Written instruction
Extract the lines up to and including the one that contains "(160,272) .. (t2.west);", starting with the first line of the entries below, and omit the pictures.

Items
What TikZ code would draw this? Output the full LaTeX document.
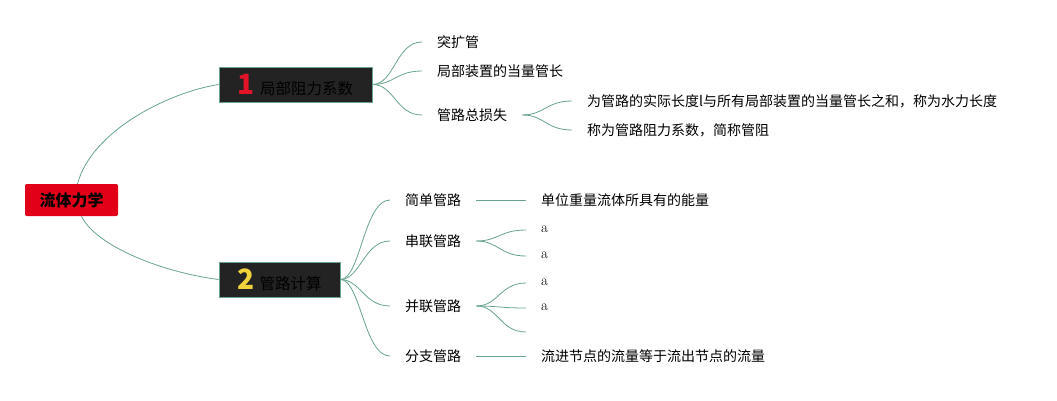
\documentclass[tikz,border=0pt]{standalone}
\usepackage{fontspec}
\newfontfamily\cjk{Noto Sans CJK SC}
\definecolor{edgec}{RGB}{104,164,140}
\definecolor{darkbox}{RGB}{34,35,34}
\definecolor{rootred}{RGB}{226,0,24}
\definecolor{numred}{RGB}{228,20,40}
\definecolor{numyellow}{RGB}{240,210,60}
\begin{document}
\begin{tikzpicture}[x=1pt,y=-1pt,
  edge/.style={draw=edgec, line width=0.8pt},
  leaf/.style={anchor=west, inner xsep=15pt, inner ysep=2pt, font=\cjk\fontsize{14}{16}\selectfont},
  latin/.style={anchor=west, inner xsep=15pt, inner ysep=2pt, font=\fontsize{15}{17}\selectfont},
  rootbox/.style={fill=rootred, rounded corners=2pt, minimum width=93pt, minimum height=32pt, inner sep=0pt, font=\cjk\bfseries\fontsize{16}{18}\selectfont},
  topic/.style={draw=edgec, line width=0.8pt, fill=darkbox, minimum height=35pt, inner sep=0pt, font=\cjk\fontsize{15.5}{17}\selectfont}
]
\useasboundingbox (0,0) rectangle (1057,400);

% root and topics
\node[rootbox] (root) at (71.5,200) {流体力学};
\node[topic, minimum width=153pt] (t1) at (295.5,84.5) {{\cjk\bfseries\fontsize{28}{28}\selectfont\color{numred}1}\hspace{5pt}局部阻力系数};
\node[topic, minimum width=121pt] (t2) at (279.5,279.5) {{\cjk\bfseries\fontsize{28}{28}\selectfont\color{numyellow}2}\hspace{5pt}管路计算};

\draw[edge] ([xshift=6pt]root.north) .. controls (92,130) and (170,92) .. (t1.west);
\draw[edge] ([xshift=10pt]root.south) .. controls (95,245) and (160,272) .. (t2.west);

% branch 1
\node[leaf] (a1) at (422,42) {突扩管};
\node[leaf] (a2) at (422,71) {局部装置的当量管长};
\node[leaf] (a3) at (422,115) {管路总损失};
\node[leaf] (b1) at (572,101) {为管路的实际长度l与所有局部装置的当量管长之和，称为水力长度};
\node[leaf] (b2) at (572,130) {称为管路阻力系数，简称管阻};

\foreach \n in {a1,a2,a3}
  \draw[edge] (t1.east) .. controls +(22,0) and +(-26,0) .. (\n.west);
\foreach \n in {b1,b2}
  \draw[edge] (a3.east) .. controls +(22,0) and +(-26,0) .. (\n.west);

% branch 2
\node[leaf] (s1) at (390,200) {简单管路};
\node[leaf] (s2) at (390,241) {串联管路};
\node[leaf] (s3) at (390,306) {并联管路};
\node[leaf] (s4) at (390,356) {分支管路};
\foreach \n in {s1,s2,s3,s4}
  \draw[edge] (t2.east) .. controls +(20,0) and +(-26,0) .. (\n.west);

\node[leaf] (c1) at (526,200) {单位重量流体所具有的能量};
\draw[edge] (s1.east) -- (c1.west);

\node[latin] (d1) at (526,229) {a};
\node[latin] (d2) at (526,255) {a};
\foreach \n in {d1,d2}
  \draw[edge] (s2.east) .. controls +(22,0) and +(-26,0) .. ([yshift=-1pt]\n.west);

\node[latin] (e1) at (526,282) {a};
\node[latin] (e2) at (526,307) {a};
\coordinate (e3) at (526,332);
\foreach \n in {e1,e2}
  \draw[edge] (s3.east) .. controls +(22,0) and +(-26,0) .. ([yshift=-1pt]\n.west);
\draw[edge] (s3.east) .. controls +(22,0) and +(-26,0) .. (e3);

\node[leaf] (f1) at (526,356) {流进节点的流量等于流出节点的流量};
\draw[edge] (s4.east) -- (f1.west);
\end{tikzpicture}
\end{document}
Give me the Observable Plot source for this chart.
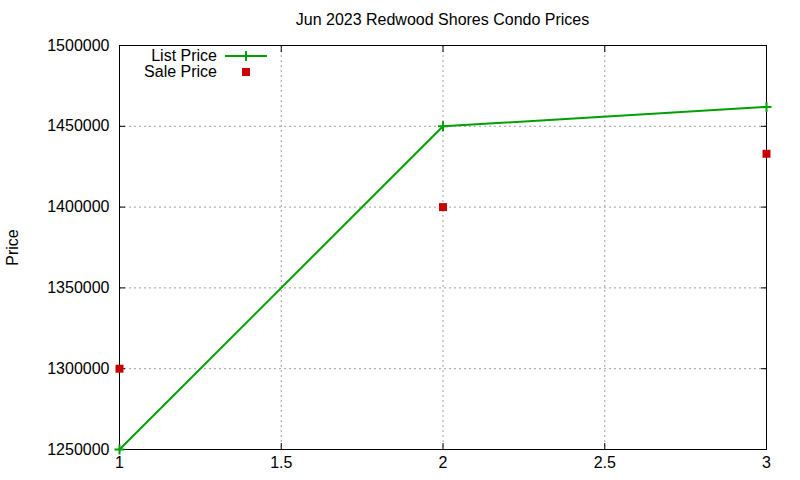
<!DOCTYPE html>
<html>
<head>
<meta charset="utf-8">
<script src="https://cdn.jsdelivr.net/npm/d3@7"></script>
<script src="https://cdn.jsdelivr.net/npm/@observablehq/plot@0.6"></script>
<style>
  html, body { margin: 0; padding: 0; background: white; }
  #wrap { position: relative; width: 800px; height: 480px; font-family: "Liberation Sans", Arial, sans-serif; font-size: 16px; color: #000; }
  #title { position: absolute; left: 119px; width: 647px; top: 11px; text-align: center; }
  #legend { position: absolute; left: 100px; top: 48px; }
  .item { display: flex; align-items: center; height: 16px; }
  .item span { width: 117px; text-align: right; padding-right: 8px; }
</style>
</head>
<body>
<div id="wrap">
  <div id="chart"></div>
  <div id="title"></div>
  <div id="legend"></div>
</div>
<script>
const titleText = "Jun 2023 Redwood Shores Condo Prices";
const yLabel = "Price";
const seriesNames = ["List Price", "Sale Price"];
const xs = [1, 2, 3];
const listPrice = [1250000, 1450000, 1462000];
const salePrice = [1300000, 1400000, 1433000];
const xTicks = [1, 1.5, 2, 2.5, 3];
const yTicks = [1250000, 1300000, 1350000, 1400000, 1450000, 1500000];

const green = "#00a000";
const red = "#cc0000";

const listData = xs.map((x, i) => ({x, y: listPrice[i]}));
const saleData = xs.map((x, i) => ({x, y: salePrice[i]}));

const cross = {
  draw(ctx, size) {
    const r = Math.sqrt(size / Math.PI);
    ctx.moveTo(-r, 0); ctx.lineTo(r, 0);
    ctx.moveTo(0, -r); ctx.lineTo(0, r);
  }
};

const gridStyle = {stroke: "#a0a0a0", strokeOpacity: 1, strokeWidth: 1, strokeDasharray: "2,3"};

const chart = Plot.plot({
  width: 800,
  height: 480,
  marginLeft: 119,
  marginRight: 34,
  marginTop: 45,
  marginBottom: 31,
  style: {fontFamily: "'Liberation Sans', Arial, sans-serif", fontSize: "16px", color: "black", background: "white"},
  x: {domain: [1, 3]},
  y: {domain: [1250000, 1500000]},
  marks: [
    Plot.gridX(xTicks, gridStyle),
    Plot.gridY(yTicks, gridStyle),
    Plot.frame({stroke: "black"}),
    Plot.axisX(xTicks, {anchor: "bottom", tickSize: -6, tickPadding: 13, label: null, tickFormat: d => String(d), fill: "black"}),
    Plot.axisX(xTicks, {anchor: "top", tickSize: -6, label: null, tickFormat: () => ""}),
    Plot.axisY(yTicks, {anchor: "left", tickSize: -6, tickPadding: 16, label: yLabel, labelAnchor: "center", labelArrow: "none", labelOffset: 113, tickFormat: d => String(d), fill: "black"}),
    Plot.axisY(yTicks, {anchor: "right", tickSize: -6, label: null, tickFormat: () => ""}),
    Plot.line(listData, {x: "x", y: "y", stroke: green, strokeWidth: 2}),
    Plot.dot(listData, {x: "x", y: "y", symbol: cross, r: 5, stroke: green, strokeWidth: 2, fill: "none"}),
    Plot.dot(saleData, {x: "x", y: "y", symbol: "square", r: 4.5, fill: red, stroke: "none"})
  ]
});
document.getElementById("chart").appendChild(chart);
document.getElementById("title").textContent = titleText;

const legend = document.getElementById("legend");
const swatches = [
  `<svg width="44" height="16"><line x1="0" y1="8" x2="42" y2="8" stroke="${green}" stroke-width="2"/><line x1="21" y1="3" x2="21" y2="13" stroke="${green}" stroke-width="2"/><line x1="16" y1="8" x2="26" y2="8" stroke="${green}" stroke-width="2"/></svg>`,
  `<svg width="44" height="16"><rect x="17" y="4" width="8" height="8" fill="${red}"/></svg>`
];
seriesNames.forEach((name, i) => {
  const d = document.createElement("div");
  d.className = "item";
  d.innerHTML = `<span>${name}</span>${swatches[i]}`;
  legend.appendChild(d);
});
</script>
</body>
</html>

Response
What TikZ code would draw this? Output the full LaTeX document.
\documentclass[tikz,border=0pt]{standalone}
\usepackage{fontspec}
\newfontfamily\cjk{Noto Sans CJK SC}
\definecolor{edgec}{RGB}{104,164,140}
\definecolor{darkbox}{RGB}{34,35,34}
\definecolor{rootred}{RGB}{226,0,24}
\definecolor{numred}{RGB}{228,20,40}
\definecolor{numyellow}{RGB}{240,210,60}
\begin{document}
\begin{tikzpicture}[x=1pt,y=-1pt,
  edge/.style={draw=edgec, line width=0.8pt},
  leaf/.style={anchor=west, inner xsep=15pt, inner ysep=2pt, font=\cjk\fontsize{14}{16}\selectfont},
  latin/.style={anchor=west, inner xsep=15pt, inner ysep=2pt, font=\fontsize{15}{17}\selectfont},
  rootbox/.style={fill=rootred, rounded corners=2pt, minimum width=93pt, minimum height=32pt, inner sep=0pt, font=\cjk\bfseries\fontsize{16}{18}\selectfont},
  topic/.style={draw=edgec, line width=0.8pt, fill=darkbox, minimum height=35pt, inner sep=0pt, font=\cjk\fontsize{15.5}{17}\selectfont}
]
\useasboundingbox (0,0) rectangle (1057,400);

% root and topics
\node[rootbox] (root) at (71.5,200) {流体力学};
\node[topic, minimum width=153pt] (t1) at (295.5,84.5) {{\cjk\bfseries\fontsize{28}{28}\selectfont\color{numred}1}\hspace{5pt}局部阻力系数};
\node[topic, minimum width=121pt] (t2) at (279.5,279.5) {{\cjk\bfseries\fontsize{28}{28}\selectfont\color{numyellow}2}\hspace{5pt}管路计算};

\draw[edge] ([xshift=6pt]root.north) .. controls (92,130) and (170,92) .. (t1.west);
\draw[edge] ([xshift=10pt]root.south) .. controls (95,245) and (160,272) .. (t2.west);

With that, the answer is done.